━━━ Data provided ━━━

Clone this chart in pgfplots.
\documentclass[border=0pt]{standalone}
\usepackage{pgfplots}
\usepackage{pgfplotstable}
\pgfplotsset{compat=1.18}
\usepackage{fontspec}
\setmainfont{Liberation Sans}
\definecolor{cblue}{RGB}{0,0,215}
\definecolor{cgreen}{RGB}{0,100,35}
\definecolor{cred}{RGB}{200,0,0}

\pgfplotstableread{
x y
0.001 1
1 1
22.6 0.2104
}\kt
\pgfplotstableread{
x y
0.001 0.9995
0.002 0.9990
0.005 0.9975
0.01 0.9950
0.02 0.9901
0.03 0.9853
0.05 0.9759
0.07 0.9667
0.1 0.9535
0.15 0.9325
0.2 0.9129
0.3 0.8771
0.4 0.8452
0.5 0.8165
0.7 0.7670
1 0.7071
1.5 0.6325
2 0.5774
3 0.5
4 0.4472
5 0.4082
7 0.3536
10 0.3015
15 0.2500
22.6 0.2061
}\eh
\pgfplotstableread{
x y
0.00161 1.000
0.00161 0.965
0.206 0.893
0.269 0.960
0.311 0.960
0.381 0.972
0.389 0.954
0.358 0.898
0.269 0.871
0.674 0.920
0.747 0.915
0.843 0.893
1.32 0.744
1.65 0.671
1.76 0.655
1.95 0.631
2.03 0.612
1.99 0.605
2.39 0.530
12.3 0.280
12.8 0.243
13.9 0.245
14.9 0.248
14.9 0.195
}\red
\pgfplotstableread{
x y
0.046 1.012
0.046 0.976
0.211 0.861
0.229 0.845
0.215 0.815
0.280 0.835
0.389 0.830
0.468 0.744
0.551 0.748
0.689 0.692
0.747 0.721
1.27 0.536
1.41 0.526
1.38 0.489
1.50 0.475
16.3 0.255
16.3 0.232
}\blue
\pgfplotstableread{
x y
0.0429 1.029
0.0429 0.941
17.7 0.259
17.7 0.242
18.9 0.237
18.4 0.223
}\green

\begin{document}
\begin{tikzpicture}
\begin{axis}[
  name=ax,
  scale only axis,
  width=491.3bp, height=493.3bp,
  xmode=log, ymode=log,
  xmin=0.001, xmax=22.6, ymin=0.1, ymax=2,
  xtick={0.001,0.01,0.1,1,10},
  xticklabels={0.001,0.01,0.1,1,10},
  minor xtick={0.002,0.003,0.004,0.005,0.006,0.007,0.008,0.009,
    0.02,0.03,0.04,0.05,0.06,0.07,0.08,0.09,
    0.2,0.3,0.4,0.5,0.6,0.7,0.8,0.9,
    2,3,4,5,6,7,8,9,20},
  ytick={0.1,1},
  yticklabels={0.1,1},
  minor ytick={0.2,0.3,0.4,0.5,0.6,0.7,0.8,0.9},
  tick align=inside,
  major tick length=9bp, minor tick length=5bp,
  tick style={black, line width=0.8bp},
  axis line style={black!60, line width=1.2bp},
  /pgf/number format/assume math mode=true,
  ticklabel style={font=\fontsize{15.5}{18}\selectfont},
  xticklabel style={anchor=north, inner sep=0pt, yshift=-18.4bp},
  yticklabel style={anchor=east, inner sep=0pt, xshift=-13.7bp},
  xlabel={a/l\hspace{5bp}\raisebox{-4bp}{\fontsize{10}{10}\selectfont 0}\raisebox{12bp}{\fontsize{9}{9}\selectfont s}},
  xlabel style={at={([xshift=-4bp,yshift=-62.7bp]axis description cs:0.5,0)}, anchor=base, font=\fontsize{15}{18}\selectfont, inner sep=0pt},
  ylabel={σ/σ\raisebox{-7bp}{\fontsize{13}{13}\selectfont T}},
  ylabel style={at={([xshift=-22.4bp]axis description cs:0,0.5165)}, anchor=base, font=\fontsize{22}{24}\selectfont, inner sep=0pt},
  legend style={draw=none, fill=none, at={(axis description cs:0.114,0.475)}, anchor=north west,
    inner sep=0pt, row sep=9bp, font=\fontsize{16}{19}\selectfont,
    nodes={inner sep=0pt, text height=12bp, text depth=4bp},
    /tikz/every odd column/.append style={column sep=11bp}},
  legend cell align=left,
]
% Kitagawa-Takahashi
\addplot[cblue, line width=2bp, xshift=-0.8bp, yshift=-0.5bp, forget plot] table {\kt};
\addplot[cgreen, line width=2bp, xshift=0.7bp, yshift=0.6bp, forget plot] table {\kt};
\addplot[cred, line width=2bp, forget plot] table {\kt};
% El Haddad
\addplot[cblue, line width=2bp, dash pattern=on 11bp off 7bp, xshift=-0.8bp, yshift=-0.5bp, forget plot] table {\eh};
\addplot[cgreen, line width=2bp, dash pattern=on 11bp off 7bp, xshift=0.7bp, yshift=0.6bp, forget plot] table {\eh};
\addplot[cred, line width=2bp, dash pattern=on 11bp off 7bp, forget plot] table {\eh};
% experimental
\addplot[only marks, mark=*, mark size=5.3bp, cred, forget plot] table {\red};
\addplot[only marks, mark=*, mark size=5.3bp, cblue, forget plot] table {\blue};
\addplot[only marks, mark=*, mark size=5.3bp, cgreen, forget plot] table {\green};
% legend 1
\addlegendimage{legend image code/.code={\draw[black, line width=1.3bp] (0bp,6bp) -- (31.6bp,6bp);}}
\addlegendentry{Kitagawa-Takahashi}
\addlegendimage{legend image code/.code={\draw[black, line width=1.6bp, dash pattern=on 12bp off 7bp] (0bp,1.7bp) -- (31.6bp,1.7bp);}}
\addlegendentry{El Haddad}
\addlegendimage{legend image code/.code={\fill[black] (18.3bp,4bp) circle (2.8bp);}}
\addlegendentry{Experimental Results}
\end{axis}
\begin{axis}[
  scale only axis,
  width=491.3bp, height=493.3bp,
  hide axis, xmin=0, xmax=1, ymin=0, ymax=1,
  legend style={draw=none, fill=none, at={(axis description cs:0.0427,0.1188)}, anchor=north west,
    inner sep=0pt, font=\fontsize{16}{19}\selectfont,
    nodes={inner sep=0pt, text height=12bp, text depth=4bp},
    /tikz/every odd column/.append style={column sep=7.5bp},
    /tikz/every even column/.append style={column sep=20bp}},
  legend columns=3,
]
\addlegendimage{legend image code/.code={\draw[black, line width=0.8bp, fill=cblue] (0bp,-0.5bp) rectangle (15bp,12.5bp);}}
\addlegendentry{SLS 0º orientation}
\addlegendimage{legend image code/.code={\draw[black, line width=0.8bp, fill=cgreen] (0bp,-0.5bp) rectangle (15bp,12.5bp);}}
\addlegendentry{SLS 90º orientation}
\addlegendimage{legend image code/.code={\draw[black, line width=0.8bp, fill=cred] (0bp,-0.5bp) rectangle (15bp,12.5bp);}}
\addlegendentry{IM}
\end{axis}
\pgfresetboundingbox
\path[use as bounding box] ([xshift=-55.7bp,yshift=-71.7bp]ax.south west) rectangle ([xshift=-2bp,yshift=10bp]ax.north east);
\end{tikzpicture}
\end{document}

━━━

Problem statement: Exactly reproduce every line of the data above.

Written answer:
Clone this chart in pgfplots.
\documentclass[border=0pt]{standalone}
\usepackage{pgfplots}
\usepackage{pgfplotstable}
\pgfplotsset{compat=1.18}
\usepackage{fontspec}
\setmainfont{Liberation Sans}
\definecolor{cblue}{RGB}{0,0,215}
\definecolor{cgreen}{RGB}{0,100,35}
\definecolor{cred}{RGB}{200,0,0}

\pgfplotstableread{
x y
0.001 1
1 1
22.6 0.2104
}\kt
\pgfplotstableread{
x y
0.001 0.9995
0.002 0.9990
0.005 0.9975
0.01 0.9950
0.02 0.9901
0.03 0.9853
0.05 0.9759
0.07 0.9667
0.1 0.9535
0.15 0.9325
0.2 0.9129
0.3 0.8771
0.4 0.8452
0.5 0.8165
0.7 0.7670
1 0.7071
1.5 0.6325
2 0.5774
3 0.5
4 0.4472
5 0.4082
7 0.3536
10 0.3015
15 0.2500
22.6 0.2061
}\eh
\pgfplotstableread{
x y
0.00161 1.000
0.00161 0.965
0.206 0.893
0.269 0.960
0.311 0.960
0.381 0.972
0.389 0.954
0.358 0.898
0.269 0.871
0.674 0.920
0.747 0.915
0.843 0.893
1.32 0.744
1.65 0.671
1.76 0.655
1.95 0.631
2.03 0.612
1.99 0.605
2.39 0.530
12.3 0.280
12.8 0.243
13.9 0.245
14.9 0.248
14.9 0.195
}\red
\pgfplotstableread{
x y
0.046 1.012
0.046 0.976
0.211 0.861
0.229 0.845
0.215 0.815
0.280 0.835
0.389 0.830
0.468 0.744
0.551 0.748
0.689 0.692
0.747 0.721
1.27 0.536
1.41 0.526
1.38 0.489
1.50 0.475
16.3 0.255
16.3 0.232
}\blue
\pgfplotstableread{
x y
0.0429 1.029
0.0429 0.941
17.7 0.259
17.7 0.242
18.9 0.237
18.4 0.223
}\green

\begin{document}
\begin{tikzpicture}
\begin{axis}[
  name=ax,
  scale only axis,
  width=491.3bp, height=493.3bp,
  xmode=log, ymode=log,
  xmin=0.001, xmax=22.6, ymin=0.1, ymax=2,
  xtick={0.001,0.01,0.1,1,10},
  xticklabels={0.001,0.01,0.1,1,10},
  minor xtick={0.002,0.003,0.004,0.005,0.006,0.007,0.008,0.009,
    0.02,0.03,0.04,0.05,0.06,0.07,0.08,0.09,
    0.2,0.3,0.4,0.5,0.6,0.7,0.8,0.9,
    2,3,4,5,6,7,8,9,20},
  ytick={0.1,1},
  yticklabels={0.1,1},
  minor ytick={0.2,0.3,0.4,0.5,0.6,0.7,0.8,0.9},
  tick align=inside,
  major tick length=9bp, minor tick length=5bp,
  tick style={black, line width=0.8bp},
  axis line style={black!60, line width=1.2bp},
  /pgf/number format/assume math mode=true,
  ticklabel style={font=\fontsize{15.5}{18}\selectfont},
  xticklabel style={anchor=north, inner sep=0pt, yshift=-18.4bp},
  yticklabel style={anchor=east, inner sep=0pt, xshift=-13.7bp},
  xlabel={a/l\hspace{5bp}\raisebox{-4bp}{\fontsize{10}{10}\selectfont 0}\raisebox{12bp}{\fontsize{9}{9}\selectfont s}},
  xlabel style={at={([xshift=-4bp,yshift=-62.7bp]axis description cs:0.5,0)}, anchor=base, font=\fontsize{15}{18}\selectfont, inner sep=0pt},
  ylabel={σ/σ\raisebox{-7bp}{\fontsize{13}{13}\selectfont T}},
  ylabel style={at={([xshift=-22.4bp]axis description cs:0,0.5165)}, anchor=base, font=\fontsize{22}{24}\selectfont, inner sep=0pt},
  legend style={draw=none, fill=none, at={(axis description cs:0.114,0.475)}, anchor=north west,
    inner sep=0pt, row sep=9bp, font=\fontsize{16}{19}\selectfont,
    nodes={inner sep=0pt, text height=12bp, text depth=4bp},
    /tikz/every odd column/.append style={column sep=11bp}},
  legend cell align=left,
]
% Kitagawa-Takahashi
\addplot[cblue, line width=2bp, xshift=-0.8bp, yshift=-0.5bp, forget plot] table {\kt};
\addplot[cgreen, line width=2bp, xshift=0.7bp, yshift=0.6bp, forget plot] table {\kt};
\addplot[cred, line width=2bp, forget plot] table {\kt};
% El Haddad
\addplot[cblue, line width=2bp, dash pattern=on 11bp off 7bp, xshift=-0.8bp, yshift=-0.5bp, forget plot] table {\eh};
\addplot[cgreen, line width=2bp, dash pattern=on 11bp off 7bp, xshift=0.7bp, yshift=0.6bp, forget plot] table {\eh};
\addplot[cred, line width=2bp, dash pattern=on 11bp off 7bp, forget plot] table {\eh};
% experimental
\addplot[only marks, mark=*, mark size=5.3bp, cred, forget plot] table {\red};
\addplot[only marks, mark=*, mark size=5.3bp, cblue, forget plot] table {\blue};
\addplot[only marks, mark=*, mark size=5.3bp, cgreen, forget plot] table {\green};
% legend 1
\addlegendimage{legend image code/.code={\draw[black, line width=1.3bp] (0bp,6bp) -- (31.6bp,6bp);}}
\addlegendentry{Kitagawa-Takahashi}
\addlegendimage{legend image code/.code={\draw[black, line width=1.6bp, dash pattern=on 12bp off 7bp] (0bp,1.7bp) -- (31.6bp,1.7bp);}}
\addlegendentry{El Haddad}
\addlegendimage{legend image code/.code={\fill[black] (18.3bp,4bp) circle (2.8bp);}}
\addlegendentry{Experimental Results}
\end{axis}
\begin{axis}[
  scale only axis,
  width=491.3bp, height=493.3bp,
  hide axis, xmin=0, xmax=1, ymin=0, ymax=1,
  legend style={draw=none, fill=none, at={(axis description cs:0.0427,0.1188)}, anchor=north west,
    inner sep=0pt, font=\fontsize{16}{19}\selectfont,
    nodes={inner sep=0pt, text height=12bp, text depth=4bp},
    /tikz/every odd column/.append style={column sep=7.5bp},
    /tikz/every even column/.append style={column sep=20bp}},
  legend columns=3,
]
\addlegendimage{legend image code/.code={\draw[black, line width=0.8bp, fill=cblue] (0bp,-0.5bp) rectangle (15bp,12.5bp);}}
\addlegendentry{SLS 0º orientation}
\addlegendimage{legend image code/.code={\draw[black, line width=0.8bp, fill=cgreen] (0bp,-0.5bp) rectangle (15bp,12.5bp);}}
\addlegendentry{SLS 90º orientation}
\addlegendimage{legend image code/.code={\draw[black, line width=0.8bp, fill=cred] (0bp,-0.5bp) rectangle (15bp,12.5bp);}}
\addlegendentry{IM}
\end{axis}
\pgfresetboundingbox
\path[use as bounding box] ([xshift=-55.7bp,yshift=-71.7bp]ax.south west) rectangle ([xshift=-2bp,yshift=10bp]ax.north east);
\end{tikzpicture}
\end{document}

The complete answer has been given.